**Data extract**.
================================

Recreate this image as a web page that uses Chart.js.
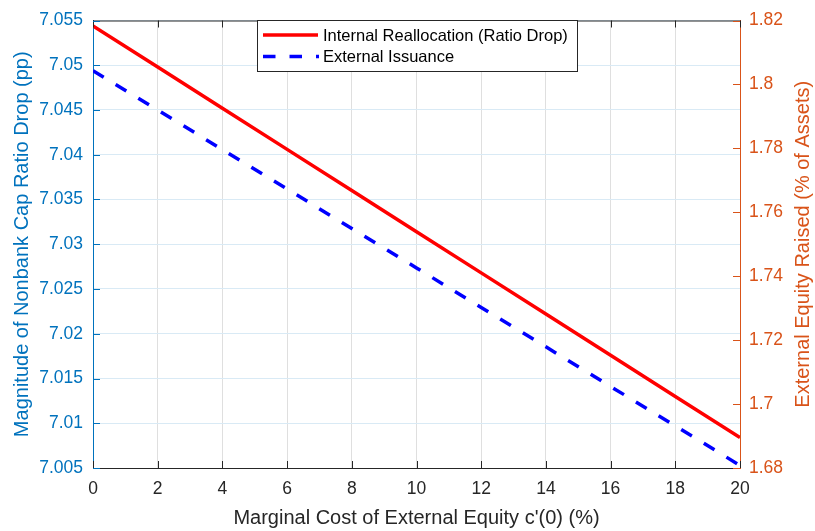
<!DOCTYPE html>
<html>
<head>
<meta charset="utf-8">
<script src="https://cdn.jsdelivr.net/npm/chart.js@4.4.1/dist/chart.umd.min.js"></script>
<style>
  html, body { margin: 0; padding: 0; background: #fff; }
</style>
</head>
<body>
<canvas id="chart" width="815" height="531"></canvas>
<script>
// --- Data ---
const costValues = [0, 2, 4, 6, 8, 10, 12, 14, 16, 18, 20];
const ratioDrop = [7.0544, 7.0498, 7.0452, 7.0406, 7.0360, 7.0314, 7.0268, 7.0222, 7.0176, 7.0130, 7.0084];
const equityRaised = [1.8043, 1.7920, 1.7796, 1.7673, 1.7549, 1.7426, 1.7302, 1.7179, 1.7055, 1.6932, 1.6808];

const xTicks = [0, 2, 4, 6, 8, 10, 12, 14, 16, 18, 20];
const leftTicks = [7.005, 7.01, 7.015, 7.02, 7.025, 7.03, 7.035, 7.04, 7.045, 7.05, 7.055];
const rightTicks = [1.68, 1.7, 1.72, 1.74, 1.76, 1.78, 1.8, 1.82];

// --- Styles ---
const FONT = '"Liberation Sans", Arial, Helvetica, sans-serif';
const LEFT_COLOR = '#0072BD';
const RIGHT_COLOR = '#D95319';
const AXIS_COLOR = '#262626';
const DASH = [12.5, 14];

const toPoints = (xs, ys) => xs.map((x, i) => ({ x: x, y: ys[i] }));
const fixedTicks = list => scale => { scale.ticks = list.map(v => ({ value: v })); };

// axis frame: top border plus inward tick marks on every side
const axesFrame = {
    id: 'axesFrame',
    afterDatasetsDraw(chart) {
        const { ctx, chartArea: a, scales } = chart;
        const len = 7;
        ctx.save();
        ctx.lineWidth = 1;

        ctx.strokeStyle = AXIS_COLOR;
        ctx.beginPath();
        ctx.moveTo(a.left, a.top + 0.5);
        ctx.lineTo(a.right, a.top + 0.5);
        xTicks.forEach(v => {
            const px = Math.round(scales.x.getPixelForValue(v)) + 0.5;
            ctx.moveTo(px, a.bottom); ctx.lineTo(px, a.bottom - len);
            ctx.moveTo(px, a.top); ctx.lineTo(px, a.top + len);
        });
        ctx.stroke();

        ctx.strokeStyle = LEFT_COLOR;
        ctx.beginPath();
        leftTicks.forEach(v => {
            const py = Math.round(scales.y.getPixelForValue(v)) + 0.5;
            ctx.moveTo(a.left, py); ctx.lineTo(a.left + len, py);
        });
        ctx.stroke();

        ctx.strokeStyle = RIGHT_COLOR;
        ctx.beginPath();
        rightTicks.forEach(v => {
            const py = Math.round(scales.y1.getPixelForValue(v)) + 0.5;
            ctx.moveTo(a.right, py); ctx.lineTo(a.right - len, py);
        });
        ctx.stroke();
        ctx.restore();
    }
};

// right axis title, reading bottom to top like the left one
const rightTitle = {
    id: 'rightTitle',
    afterDraw(chart) {
        const s = chart.scales.y1;
        const { ctx } = chart;
        ctx.save();
        ctx.translate(s.right - 12, (s.top + s.bottom) / 2);
        ctx.rotate(-Math.PI / 2);
        ctx.font = '20px ' + FONT;
        ctx.fillStyle = RIGHT_COLOR;
        ctx.textAlign = 'center';
        ctx.textBaseline = 'middle';
        ctx.fillText('External Equity Raised (% of Assets)', 0, 0);
        ctx.restore();
    }
};

// boxed legend in the upper middle of the plot
const boxLegend = {
    id: 'boxLegend',
    afterDraw(chart) {
        const { ctx } = chart;
        const box = { x: 257, y: 20, w: 320, h: 51 };
        const rows = [35, 56.5];
        ctx.save();
        ctx.fillStyle = '#fff';
        ctx.fillRect(box.x, box.y, box.w, box.h);
        ctx.strokeStyle = AXIS_COLOR;
        ctx.lineWidth = 1;
        ctx.strokeRect(box.x + 0.5, box.y + 0.5, box.w, box.h);
        chart.data.datasets.forEach((ds, i) => {
            const y = rows[i];
            ctx.strokeStyle = ds.borderColor;
            ctx.lineWidth = ds.borderWidth;
            ctx.setLineDash(ds.borderDash || []);
            ctx.beginPath();
            ctx.moveTo(263, y);
            ctx.lineTo(ds.borderDash ? 319 : 318, y);
            ctx.stroke();
            ctx.setLineDash([]);
            ctx.font = '16.5px ' + FONT;
            ctx.fillStyle = '#000';
            ctx.textAlign = 'left';
            ctx.textBaseline = 'middle';
            ctx.fillText(ds.label, 323, y + 1);
        });
        ctx.restore();
    }
};

new Chart(document.getElementById('chart').getContext('2d'), {
    type: 'line',
    data: {
        datasets: [
            {
                label: 'Internal Reallocation (Ratio Drop)',
                data: toPoints(costValues, ratioDrop),
                yAxisID: 'y',
                borderColor: '#FF0000',
                borderWidth: 3.5,
                pointRadius: 0,
                tension: 0
            },
            {
                label: 'External Issuance',
                data: toPoints(costValues, equityRaised),
                yAxisID: 'y1',
                borderColor: '#0000FF',
                borderWidth: 3.5,
                borderDash: DASH,
                borderCapStyle: 'butt',
                pointRadius: 0,
                tension: 0
            }
        ]
    },
    options: {
        responsive: false,
        devicePixelRatio: 1,
        animation: false,
        layout: { padding: { top: 12, left: 0, right: 0, bottom: 0 } },
        plugins: { legend: { display: false }, tooltip: { enabled: false } },
        scales: {
            x: {
                type: 'linear',
                min: 0, max: 20,
                afterBuildTicks: fixedTicks(xTicks),
                afterFit: s => { s.height = 63; },
                grid: { color: 'rgb(223,223,223)', drawTicks: false, lineWidth: 1 },
                border: { color: AXIS_COLOR, width: 1 },
                ticks: {
                    padding: 11,
                    color: AXIS_COLOR,
                    font: { family: FONT, size: 17.5 },
                    maxRotation: 0,
                    callback: v => String(v)
                },
                title: {
                    display: true,
                    text: "Marginal Cost of External Equity c'(0) (%)",
                    color: AXIS_COLOR,
                    font: { family: FONT, size: 20 },
                    padding: { top: 0, bottom: 1 }
                }
            },
            y: {
                type: 'linear',
                position: 'left',
                min: 7.005, max: 7.055,
                afterBuildTicks: fixedTicks(leftTicks),
                afterFit: s => { s.width = 93; },
                grid: { color: 'rgb(217,234,245)', drawTicks: false, lineWidth: 1 },
                border: { color: LEFT_COLOR, width: 1 },
                ticks: {
                    padding: 10,
                    color: LEFT_COLOR,
                    font: { family: FONT, size: 17.5 },
                    callback: v => String(+v.toFixed(3))
                },
                title: {
                    display: true,
                    text: 'Magnitude of Nonbank Cap Ratio Drop (pp)',
                    color: LEFT_COLOR,
                    font: { family: FONT, size: 20 },
                    padding: { top: 10, bottom: 0 }
                }
            },
            y1: {
                type: 'linear',
                position: 'right',
                min: 1.68, max: 1.82,
                afterBuildTicks: fixedTicks(rightTicks),
                afterFit: s => { s.width = 75; },
                grid: { display: false, drawTicks: false },
                border: { color: RIGHT_COLOR, width: 1 },
                ticks: {
                    padding: 9,
                    color: RIGHT_COLOR,
                    font: { family: FONT, size: 17.5 },
                    callback: v => String(+v.toFixed(2))
                },
                title: { display: false }
            }
        }
    },
    plugins: [axesFrame, rightTitle, boxLegend]
});
</script>
</body>
</html>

================================

**Stated exercise**.
Repeat the lines above, starting at the first and stopping after the line that holds "const DASH = [12.5, 14];", with the pictures left out.

**Task output**.
Recreate this image as a web page that uses Chart.js.
<!DOCTYPE html>
<html>
<head>
<meta charset="utf-8">
<script src="https://cdn.jsdelivr.net/npm/chart.js@4.4.1/dist/chart.umd.min.js"></script>
<style>
  html, body { margin: 0; padding: 0; background: #fff; }
</style>
</head>
<body>
<canvas id="chart" width="815" height="531"></canvas>
<script>
// --- Data ---
const costValues = [0, 2, 4, 6, 8, 10, 12, 14, 16, 18, 20];
const ratioDrop = [7.0544, 7.0498, 7.0452, 7.0406, 7.0360, 7.0314, 7.0268, 7.0222, 7.0176, 7.0130, 7.0084];
const equityRaised = [1.8043, 1.7920, 1.7796, 1.7673, 1.7549, 1.7426, 1.7302, 1.7179, 1.7055, 1.6932, 1.6808];

const xTicks = [0, 2, 4, 6, 8, 10, 12, 14, 16, 18, 20];
const leftTicks = [7.005, 7.01, 7.015, 7.02, 7.025, 7.03, 7.035, 7.04, 7.045, 7.05, 7.055];
const rightTicks = [1.68, 1.7, 1.72, 1.74, 1.76, 1.78, 1.8, 1.82];

// --- Styles ---
const FONT = '"Liberation Sans", Arial, Helvetica, sans-serif';
const LEFT_COLOR = '#0072BD';
const RIGHT_COLOR = '#D95319';
const AXIS_COLOR = '#262626';
const DASH = [12.5, 14];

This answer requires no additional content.